Do you have performance/code size numbers?

zzheng added a comment.EditedJun 7 2019, 4:58 PM

Wouldn't I want to (fully) unroll loops especially those with low trip count to reduce overhead/enable further optimizations?

Do you have performance/code size numbers?

The overhead of loop exit check will not be reduced after full unroll:

// Try to find the trip count upper bound if we cannot find the exact trip
// count.
bool MaxOrZero = false;
if (!TripCount) {
  MaxTripCount = SE.getSmallConstantMaxTripCount(L);
  MaxOrZero = SE.isBackedgeTakenCountMaxOrZero(L);
  // We can unroll by the upper bound amount if it's generally allowed or if
  // we know that the loop is executed either the upper bound or zero times.
  // (MaxOrZero unrolling keeps only the first loop test, so the number of
  // loop tests remains the same compared to the non-unrolled version, whereas
  // the generic upper bound unrolling keeps all but the last loop test so the
  // number of loop tests goes up which may end up being worse on targets with
  // constrained branch predictor resources so is controlled by an option.)
  // In addition we only unroll small upper bounds.
  if (!(UP.UpperBound || MaxOrZero) || MaxTripCount > UnrollMaxUpperBound) {
    MaxTripCount = 0;
  }
}

This loop was found from an internal workload, unrolling it impact performance negatively.
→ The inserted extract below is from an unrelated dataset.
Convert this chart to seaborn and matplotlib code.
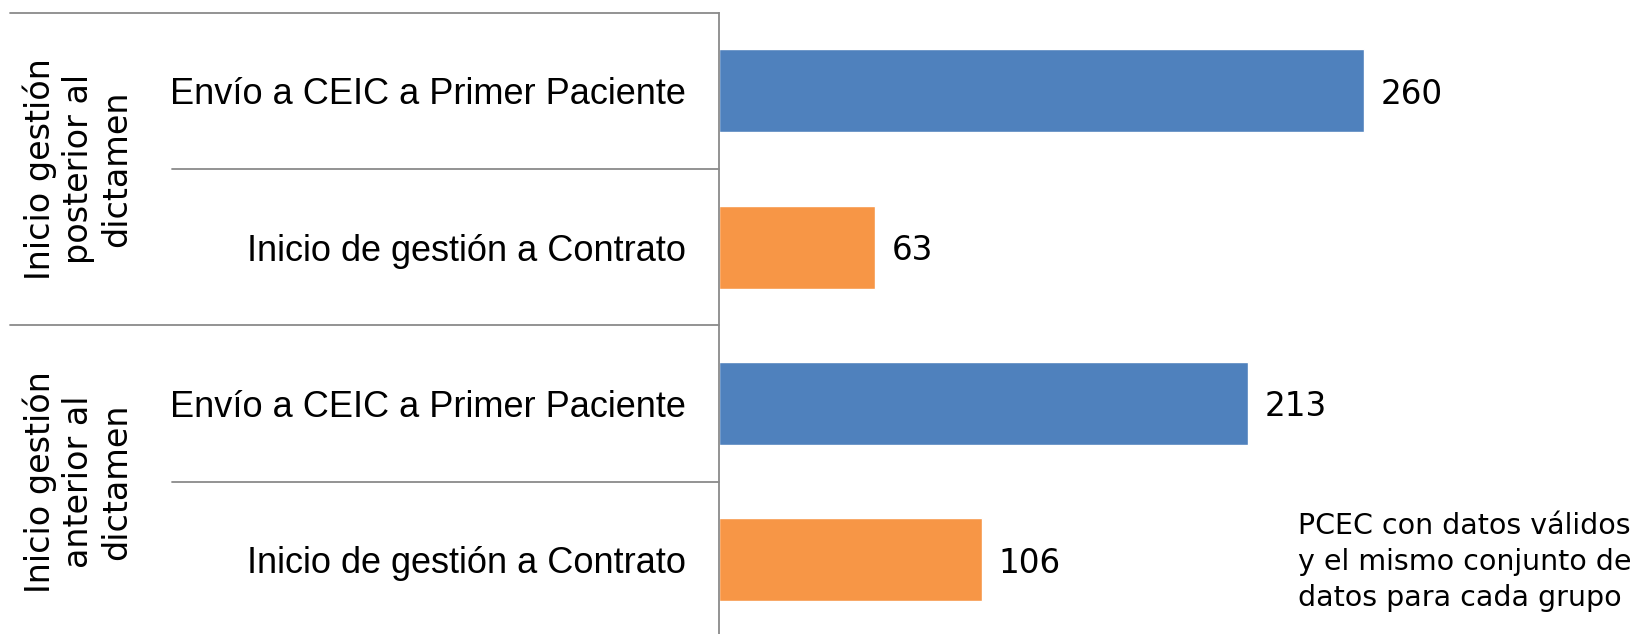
import pandas as pd
import seaborn as sns
import matplotlib.pyplot as plt
import matplotlib.transforms as mtransforms

# data
grupos = ['Inicio gestión\nposterior al\ndictamen', 'Inicio gestión\nanterior al\ndictamen']
categorias = ['Envío a CEIC a Primer Paciente', 'Inicio de gestión a Contrato',
              'Envío a CEIC a Primer Paciente', 'Inicio de gestión a Contrato']
tipos = ['envio', 'inicio', 'envio', 'inicio']
dias = [260, 63, 213, 106]
nota = 'PCEC con datos válidos\ny el mismo conjunto de\ndatos para cada grupo'

df = pd.DataFrame({
    'fila': [f'f{i}' for i in range(len(dias))],
    'categoria': categorias,
    'tipo': tipos,
    'dias': dias,
})

sns.set_style('white')
plt.rcParams['font.family'] = ['DejaVu Sans']
plt.rcParams['text.color'] = 'black'
plt.rcParams['ytick.color'] = 'black'

fig = plt.figure(figsize=(16.35, 6.34), dpi=100)
ax = fig.add_axes([719 / 1635, -4 / 634, 916 / 1635, 625.5 / 634])

sns.barplot(data=df, x='dias', y='fila', hue='tipo', dodge=False, legend=False,
            palette={'envio': '#4F81BD', 'inicio': '#F79646'}, width=0.53,
            saturation=1, ax=ax)

ax.set_xlim(0, 369)
ax.set_ylim(3.5, -0.5)
ax.set_xlabel('')
ax.set_ylabel('')
ax.set_xticks([])
ax.set_yticks(range(len(categorias)))
ax.set_yticklabels(categorias, family='Liberation Sans', fontsize=26, color='black')
ax.tick_params(axis='y', length=0, pad=24)

for s in ['top', 'right', 'bottom']:
    ax.spines[s].set_visible(False)
ax.spines['left'].set_color('#8a8a8a')
ax.spines['left'].set_linewidth(1.3)

for c in ax.containers:
    labels = ax.bar_label(c, fmt='%d', padding=12, fontsize=23.5, color='black')
    for t in labels:
        t.set_va('center_baseline')

# separator lines on the left
trans = mtransforms.blended_transform_factory(ax.transAxes, ax.transData)
x_full = (10 - 719) / 916
x_inner = (172 - 719) / 916
for y, x0 in [(-0.5, x_full), (0.5, x_inner), (1.5, x_full), (2.5, x_inner)]:
    ax.plot([x0, 0], [y, y], color='#8a8a8a', lw=1.3, transform=trans, clip_on=False)

# group labels
for i, g in enumerate(grupos):
    ax.text((78 - 719) / 916, 2 * i + 0.5, g, transform=trans, rotation=90,
            ha='center', va='center', fontsize=24, multialignment='center',
            linespacing=1.2, color='black')

fig.text(1298 / 1635, 1 - 562 / 634, nota, ha='left', va='center', fontsize=20.5,
         linespacing=1.35, color='black')

fig.savefig('out.png', dpi=100)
hfinkel added inline comments.
lib/Transforms/Scalar/LoopUnrollPass.cpp
795

Did you make this new variable so that you could apply this !(UP.UpperBound || MaxOrZero) || UnrollByMaxCount > UnrollMaxUpperBound condition only to full-unrolling case and not to the partial unrolling case?

1097

Why did this move down here?

zzheng marked 2 inline comments as done.Jun 10 2019, 5:27 PM
zzheng added inline comments.
lib/Transforms/Scalar/LoopUnrollPass.cpp
795

No, new variable UnrollByMaxCount replaces use of MaxTripCount in full-unrolling case.

We only full-unroll a runtime loop by its upper bound if MaxOrZero is true; otherwise runtime unrolling will handle it, sometimes unroll more than MaxTripCount. Runtime unrolling needs to know MaxTripCount, so we cannot set it to zero here.
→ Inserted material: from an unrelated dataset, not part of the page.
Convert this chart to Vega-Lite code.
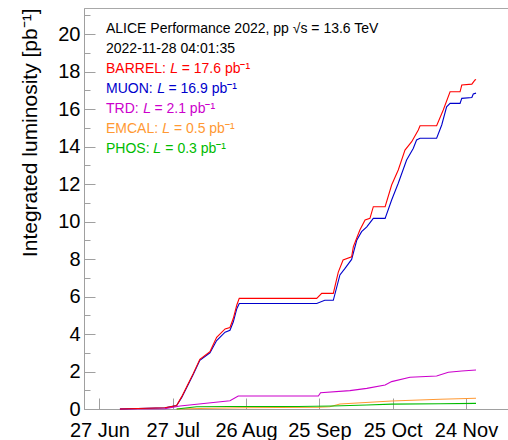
{
  "$schema": "https://vega.github.io/schema/vega-lite/v6.json",
  "width": 430,
  "height": 401,
  "autosize": "none",
  "padding": {"left": 84, "top": 8, "right": 0, "bottom": 31},
  "config": {
    "font": "Liberation Sans",
    "view": {"stroke": "#a8a8a8", "strokeWidth": 1},
    "axis": {"domainColor": "#a0a0a0", "tickColor": "#a0a0a0", "labelColor": "#000000", "labelFont": "Liberation Sans", "labelFontSize": 20, "grid": false}
  },
  "datasets": {
    "lines": [
      {"det": "TRD", "date": "2022-07-05T09:00:00Z", "v": 0},
      {"det": "TRD", "date": "2022-07-23T19:00:00Z", "v": 0.01},
      {"det": "TRD", "date": "2022-07-29T23:00:00Z", "v": 0.16},
      {"det": "TRD", "date": "2022-08-19T10:00:00Z", "v": 0.44},
      {"det": "TRD", "date": "2022-08-22T19:00:00Z", "v": 0.69},
      {"det": "TRD", "date": "2022-09-24T14:00:00Z", "v": 0.69},
      {"det": "TRD", "date": "2022-09-25T12:00:00Z", "v": 0.87},
      {"det": "TRD", "date": "2022-10-07T12:00:00Z", "v": 0.98},
      {"det": "TRD", "date": "2022-10-14T10:00:00Z", "v": 1.1},
      {"det": "TRD", "date": "2022-10-21T22:00:00Z", "v": 1.28},
      {"det": "TRD", "date": "2022-10-24T14:00:00Z", "v": 1.46},
      {"det": "TRD", "date": "2022-11-01T02:00:00Z", "v": 1.69},
      {"det": "TRD", "date": "2022-11-12T00:00:00Z", "v": 1.76},
      {"det": "TRD", "date": "2022-11-16T19:00:00Z", "v": 1.96},
      {"det": "TRD", "date": "2022-11-22T07:00:00Z", "v": 2.03},
      {"det": "TRD", "date": "2022-11-28T03:00:00Z", "v": 2.08},
      {"det": "EMCAL", "date": "2022-07-28T14:00:00Z", "v": 0},
      {"det": "EMCAL", "date": "2022-08-07T02:00:00Z", "v": 0.03},
      {"det": "EMCAL", "date": "2022-08-23T12:00:00Z", "v": 0.07},
      {"det": "EMCAL", "date": "2022-09-24T14:00:00Z", "v": 0.09},
      {"det": "EMCAL", "date": "2022-09-29T07:00:00Z", "v": 0.12},
      {"det": "EMCAL", "date": "2022-10-03T10:00:00Z", "v": 0.27},
      {"det": "EMCAL", "date": "2022-10-24T14:00:00Z", "v": 0.43},
      {"det": "EMCAL", "date": "2022-11-13T10:00:00Z", "v": 0.52},
      {"det": "EMCAL", "date": "2022-11-28T03:00:00Z", "v": 0.57},
      {"det": "PHOS", "date": "2022-07-28T14:00:00Z", "v": 0},
      {"det": "PHOS", "date": "2022-08-05T19:00:00Z", "v": 0.12},
      {"det": "PHOS", "date": "2022-08-19T10:00:00Z", "v": 0.13},
      {"det": "PHOS", "date": "2022-09-16T02:00:00Z", "v": 0.13},
      {"det": "PHOS", "date": "2022-09-30T14:00:00Z", "v": 0.16},
      {"det": "PHOS", "date": "2022-10-14T10:00:00Z", "v": 0.21},
      {"det": "PHOS", "date": "2022-10-24T14:00:00Z", "v": 0.26},
      {"det": "PHOS", "date": "2022-11-13T10:00:00Z", "v": 0.28},
      {"det": "PHOS", "date": "2022-11-28T03:00:00Z", "v": 0.3},
      {"det": "MUON", "date": "2022-07-05T09:00:00Z", "v": 0},
      {"det": "MUON", "date": "2022-07-23T19:00:00Z", "v": 0.07},
      {"det": "MUON", "date": "2022-07-28T14:00:00Z", "v": 0.18},
      {"det": "MUON", "date": "2022-07-30T16:00:00Z", "v": 0.62},
      {"det": "MUON", "date": "2022-08-01T17:00:00Z", "v": 1.15},
      {"det": "MUON", "date": "2022-08-04T10:00:00Z", "v": 1.85},
      {"det": "MUON", "date": "2022-08-07T02:00:00Z", "v": 2.6},
      {"det": "MUON", "date": "2022-08-11T05:00:00Z", "v": 3.0},
      {"det": "MUON", "date": "2022-08-13T23:00:00Z", "v": 3.65},
      {"det": "MUON", "date": "2022-08-17T10:00:00Z", "v": 4.1},
      {"det": "MUON", "date": "2022-08-19T10:00:00Z", "v": 4.2},
      {"det": "MUON", "date": "2022-08-20T19:00:00Z", "v": 4.65},
      {"det": "MUON", "date": "2022-08-22T05:00:00Z", "v": 5.35},
      {"det": "MUON", "date": "2022-08-23T05:00:00Z", "v": 5.63},
      {"det": "MUON", "date": "2022-09-23T22:00:00Z", "v": 5.63},
      {"det": "MUON", "date": "2022-09-27T05:00:00Z", "v": 5.8},
      {"det": "MUON", "date": "2022-09-30T17:00:00Z", "v": 5.8},
      {"det": "MUON", "date": "2022-10-03T10:00:00Z", "v": 7.15},
      {"det": "MUON", "date": "2022-10-05T12:00:00Z", "v": 7.5},
      {"det": "MUON", "date": "2022-10-08T05:00:00Z", "v": 7.98},
      {"det": "MUON", "date": "2022-10-10T07:00:00Z", "v": 9.0},
      {"det": "MUON", "date": "2022-10-12T07:00:00Z", "v": 9.46},
      {"det": "MUON", "date": "2022-10-14T10:00:00Z", "v": 9.72},
      {"det": "MUON", "date": "2022-10-17T02:00:00Z", "v": 10.17},
      {"det": "MUON", "date": "2022-10-21T22:00:00Z", "v": 10.17},
      {"det": "MUON", "date": "2022-10-24T14:00:00Z", "v": 11.15},
      {"det": "MUON", "date": "2022-10-27T07:00:00Z", "v": 12.04},
      {"det": "MUON", "date": "2022-10-30T17:00:00Z", "v": 13.28},
      {"det": "MUON", "date": "2022-11-02T10:00:00Z", "v": 13.9},
      {"det": "MUON", "date": "2022-11-03T19:00:00Z", "v": 14.35},
      {"det": "MUON", "date": "2022-11-05T05:00:00Z", "v": 14.44},
      {"det": "MUON", "date": "2022-11-12T00:00:00Z", "v": 14.44},
      {"det": "MUON", "date": "2022-11-14T02:00:00Z", "v": 15.15},
      {"det": "MUON", "date": "2022-11-16T02:00:00Z", "v": 16.12},
      {"det": "MUON", "date": "2022-11-17T12:00:00Z", "v": 16.3},
      {"det": "MUON", "date": "2022-11-21T14:00:00Z", "v": 16.3},
      {"det": "MUON", "date": "2022-11-22T07:00:00Z", "v": 16.57},
      {"det": "MUON", "date": "2022-11-26T10:00:00Z", "v": 16.62},
      {"det": "MUON", "date": "2022-11-27T00:00:00Z", "v": 16.8},
      {"det": "MUON", "date": "2022-11-28T03:00:00Z", "v": 16.85},
      {"det": "BARREL", "date": "2022-07-05T09:00:00Z", "v": 0},
      {"det": "BARREL", "date": "2022-07-23T19:00:00Z", "v": 0.07},
      {"det": "BARREL", "date": "2022-07-28T14:00:00Z", "v": 0.18},
      {"det": "BARREL", "date": "2022-07-30T16:00:00Z", "v": 0.66},
      {"det": "BARREL", "date": "2022-08-01T17:00:00Z", "v": 1.19},
      {"det": "BARREL", "date": "2022-08-04T10:00:00Z", "v": 1.9},
      {"det": "BARREL", "date": "2022-08-07T02:00:00Z", "v": 2.65},
      {"det": "BARREL", "date": "2022-08-11T05:00:00Z", "v": 3.06},
      {"det": "BARREL", "date": "2022-08-13T23:00:00Z", "v": 3.82},
      {"det": "BARREL", "date": "2022-08-17T10:00:00Z", "v": 4.27},
      {"det": "BARREL", "date": "2022-08-19T10:00:00Z", "v": 4.35},
      {"det": "BARREL", "date": "2022-08-20T19:00:00Z", "v": 4.84},
      {"det": "BARREL", "date": "2022-08-22T05:00:00Z", "v": 5.55},
      {"det": "BARREL", "date": "2022-08-23T05:00:00Z", "v": 5.9},
      {"det": "BARREL", "date": "2022-09-23T22:00:00Z", "v": 5.9},
      {"det": "BARREL", "date": "2022-09-25T23:00:00Z", "v": 6.17},
      {"det": "BARREL", "date": "2022-09-30T17:00:00Z", "v": 6.17},
      {"det": "BARREL", "date": "2022-10-02T18:00:00Z", "v": 7.3},
      {"det": "BARREL", "date": "2022-10-04T17:00:00Z", "v": 7.95},
      {"det": "BARREL", "date": "2022-10-08T05:00:00Z", "v": 8.12},
      {"det": "BARREL", "date": "2022-10-08T22:00:00Z", "v": 8.66},
      {"det": "BARREL", "date": "2022-10-11T14:00:00Z", "v": 9.55},
      {"det": "BARREL", "date": "2022-10-13T17:00:00Z", "v": 10.08},
      {"det": "BARREL", "date": "2022-10-15T17:00:00Z", "v": 10.17},
      {"det": "BARREL", "date": "2022-10-17T02:00:00Z", "v": 10.79},
      {"det": "BARREL", "date": "2022-10-21T22:00:00Z", "v": 10.79},
      {"det": "BARREL", "date": "2022-10-24T14:00:00Z", "v": 11.95},
      {"det": "BARREL", "date": "2022-10-27T07:00:00Z", "v": 12.75},
      {"det": "BARREL", "date": "2022-10-30T01:00:00Z", "v": 13.81},
      {"det": "BARREL", "date": "2022-11-01T19:00:00Z", "v": 14.26},
      {"det": "BARREL", "date": "2022-11-04T12:00:00Z", "v": 14.88},
      {"det": "BARREL", "date": "2022-11-05T05:00:00Z", "v": 15.11},
      {"det": "BARREL", "date": "2022-11-12T00:00:00Z", "v": 15.11},
      {"det": "BARREL", "date": "2022-11-14T17:00:00Z", "v": 15.95},
      {"det": "BARREL", "date": "2022-11-17T12:00:00Z", "v": 16.92},
      {"det": "BARREL", "date": "2022-11-21T14:00:00Z", "v": 16.92},
      {"det": "BARREL", "date": "2022-11-22T07:00:00Z", "v": 17.28},
      {"det": "BARREL", "date": "2022-11-26T10:00:00Z", "v": 17.33},
      {"det": "BARREL", "date": "2022-11-27T17:00:00Z", "v": 17.55},
      {"det": "BARREL", "date": "2022-11-28T03:00:00Z", "v": 17.58}
    ],
    "labels": [
      {"det": "info", "date": "2022-06-29T16:00:00Z", "v": 20.07, "label": "ALICE Performance 2022, pp  √s = 13.6 TeV"},
      {"det": "info", "date": "2022-06-29T16:00:00Z", "v": 19.0, "label": "2022-11-28 04:01:35"},
      {"det": "BARREL", "date": "2022-06-29T16:00:00Z", "v": 17.93, "label": "BARREL: 𝐿 = 17.6 pb⁻¹"},
      {"det": "MUON", "date": "2022-06-29T16:00:00Z", "v": 16.86, "label": "MUON: 𝐿 = 16.9 pb⁻¹"},
      {"det": "TRD", "date": "2022-06-29T16:00:00Z", "v": 15.79, "label": "TRD: 𝐿 = 2.1 pb⁻¹"},
      {"det": "EMCAL", "date": "2022-06-29T16:00:00Z", "v": 14.72, "label": "EMCAL: 𝐿 = 0.5 pb⁻¹"},
      {"det": "PHOS", "date": "2022-06-29T16:00:00Z", "v": 13.65, "label": "PHOS: 𝐿 = 0.3 pb⁻¹"}
    ]
  },
  "encoding": {
    "x": {
      "field": "date", "type": "temporal",
      "scale": {"type": "utc", "domain": [{"year": 2022, "month": 6, "date": 20, "hours": 16, "utc": true}, {"year": 2022, "month": 12, "date": 13, "hours": 16, "utc": true}]},
      "axis": {
        "title": null,
        "values": [
          {"year": 2022, "month": 6, "date": 27, "utc": true},
          {"year": 2022, "month": 7, "date": 27, "utc": true},
          {"year": 2022, "month": 8, "date": 26, "utc": true},
          {"year": 2022, "month": 9, "date": 25, "utc": true},
          {"year": 2022, "month": 10, "date": 25, "utc": true},
          {"year": 2022, "month": 11, "date": 24, "utc": true}
        ],
        "format": "%d %b",
        "tickSize": -11,
        "labelPadding": 22.5,
        "labelFlush": false,
        "labelOverlap": false
      }
    },
    "y": {
      "field": "v", "type": "quantitative",
      "scale": {"domain": [0, 21.39], "nice": false, "zero": true},
      "axis": {
        "title": "Integrated luminosity [pb⁻¹]",
        "titleFont": "Liberation Sans",
        "titleFontSize": 21,
        "titleFontWeight": "normal",
        "titleColor": "#000000",
        "titleAnchor": "end",
        "titlePadding": 17,
        "values": [0, 0.5, 1, 1.5, 2, 2.5, 3, 3.5, 4, 4.5, 5, 5.5, 6, 6.5, 7, 7.5, 8, 8.5, 9, 9.5, 10, 10.5, 11, 11.5, 12, 12.5, 13, 13.5, 14, 14.5, 15, 15.5, 16, 16.5, 17, 17.5, 18, 18.5, 19, 19.5, 20, 20.5, 21],
        "format": "d",
        "labelExpr": "datum.value % 2 === 0 ? datum.label : ''",
        "tickSize": {"condition": {"test": "datum.value % 2 === 0", "value": -11}, "value": -6},
        "labelPadding": 15,
        "labelFlush": false,
        "labelOverlap": false
      }
    },
    "color": {
      "field": "det", "type": "nominal", "legend": null,
      "scale": {"domain": ["BARREL", "MUON", "TRD", "EMCAL", "PHOS", "info"], "range": ["#ff0000", "#0000cc", "#cc00cc", "#ff9933", "#00bb00", "#000000"]}
    }
  },
  "layer": [
    {
      "data": {"name": "lines"},
      "mark": {"type": "line", "strokeWidth": 1.1},
      "encoding": {"detail": {"field": "det"}}
    },
    {
      "data": {"name": "labels"},
      "mark": {"type": "text", "align": "left", "baseline": "alphabetic", "fontSize": 14, "font": "Liberation Sans"},
      "encoding": {"text": {"field": "label"}}
    }
  ]
}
https://reviews.llvm.org/D63064 is trying to solve the same problem for ARM target.

I'm confuse why this relevant to partial unrolling, which only applies to known TripCount. We only calculate MaxTripCount and MaxOrZero if TripCount is 0.

1097

To move it close to use, like MaxOrZero.

hfinkel added inline comments.Jun 10 2019, 9:44 PM
lib/Transforms/Scalar/LoopUnrollPass.cpp
795

I'm confuse why this relevant to partial unrolling, which only applies to known TripCount. We only calculate MaxTripCount and MaxOrZero if TripCount is 0.
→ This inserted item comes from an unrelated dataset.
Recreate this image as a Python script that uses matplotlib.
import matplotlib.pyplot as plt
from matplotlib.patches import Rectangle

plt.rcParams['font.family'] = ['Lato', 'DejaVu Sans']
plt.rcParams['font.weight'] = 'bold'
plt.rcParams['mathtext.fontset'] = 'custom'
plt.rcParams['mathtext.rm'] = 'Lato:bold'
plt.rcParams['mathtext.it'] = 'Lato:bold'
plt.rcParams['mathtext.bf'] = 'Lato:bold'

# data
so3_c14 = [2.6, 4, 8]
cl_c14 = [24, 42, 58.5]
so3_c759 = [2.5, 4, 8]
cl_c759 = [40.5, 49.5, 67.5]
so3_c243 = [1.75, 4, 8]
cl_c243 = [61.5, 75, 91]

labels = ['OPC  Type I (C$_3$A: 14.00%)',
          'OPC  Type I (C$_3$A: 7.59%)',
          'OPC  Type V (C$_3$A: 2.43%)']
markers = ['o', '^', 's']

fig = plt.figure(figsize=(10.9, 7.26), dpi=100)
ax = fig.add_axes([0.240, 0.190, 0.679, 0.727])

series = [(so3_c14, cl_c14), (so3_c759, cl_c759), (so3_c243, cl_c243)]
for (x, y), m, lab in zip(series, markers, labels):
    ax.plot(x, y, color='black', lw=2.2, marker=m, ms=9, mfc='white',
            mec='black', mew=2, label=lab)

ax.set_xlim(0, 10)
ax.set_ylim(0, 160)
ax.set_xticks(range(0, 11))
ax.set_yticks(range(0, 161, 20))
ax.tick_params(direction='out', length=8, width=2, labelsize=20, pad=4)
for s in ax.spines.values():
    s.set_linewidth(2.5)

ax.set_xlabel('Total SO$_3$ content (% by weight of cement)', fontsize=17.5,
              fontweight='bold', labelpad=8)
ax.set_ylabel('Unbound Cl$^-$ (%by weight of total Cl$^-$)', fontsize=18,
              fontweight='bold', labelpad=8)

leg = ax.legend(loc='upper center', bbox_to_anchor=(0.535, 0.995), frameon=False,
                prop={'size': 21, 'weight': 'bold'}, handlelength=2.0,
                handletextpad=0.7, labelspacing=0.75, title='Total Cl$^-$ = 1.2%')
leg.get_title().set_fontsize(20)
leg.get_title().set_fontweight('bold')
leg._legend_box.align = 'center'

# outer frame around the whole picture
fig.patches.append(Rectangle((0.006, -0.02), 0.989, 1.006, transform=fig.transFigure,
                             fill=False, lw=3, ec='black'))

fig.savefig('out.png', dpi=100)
I asked because the following conditional is added in this patch (before the pre-existing debug output), which seems to apply MaxTripCount to limit partial unrolling (at least if the debug output below the conditional is accurate). Maybe the debug output should say runtime unrolling?

if (MaxTripCount && UP.Count > MaxTripCount)
  UP.Count = MaxTripCount;

LLVM_DEBUG(dbgs() << "  partially unrolling with count: " << UP.Count
                  << "\n");

new variable UnrollByMaxCount replaces use of MaxTripCount in full-unrolling case.

Okay. If UnrollByMaxCount is only used during full unrolling, then can we name it FullUnrollMaxCount, or similar, to make that clear?

zzheng updated this revision to Diff 204151.Jun 11 2019, 1:26 PM
zzheng edited the summary of this revision. (Show Details)

Renamed UnrollByMaxCount to FullUnrollMaxTripCount, note this is not to be confused with member variable UP.FullUnrollMaxCount.
Changed debug output to accurately reflect partial or runtime unrolling.

zzheng marked an inline comment as done.Jun 11 2019, 1:27 PM
zzheng edited the summary of this revision. (Show Details)
hfinkel accepted this revision.Sep 9 2019, 5:55 AM

LGTM

lib/Transforms/Scalar/LoopUnrollAndJamPass.cpp
168

Can you please add a comment here next to false so that it is clear what this is

/*MaxOrZero*/ false
This revision is now accepted and ready to land.Sep 9 2019, 5:55 AM
This revision was automatically updated to reflect the committed changes.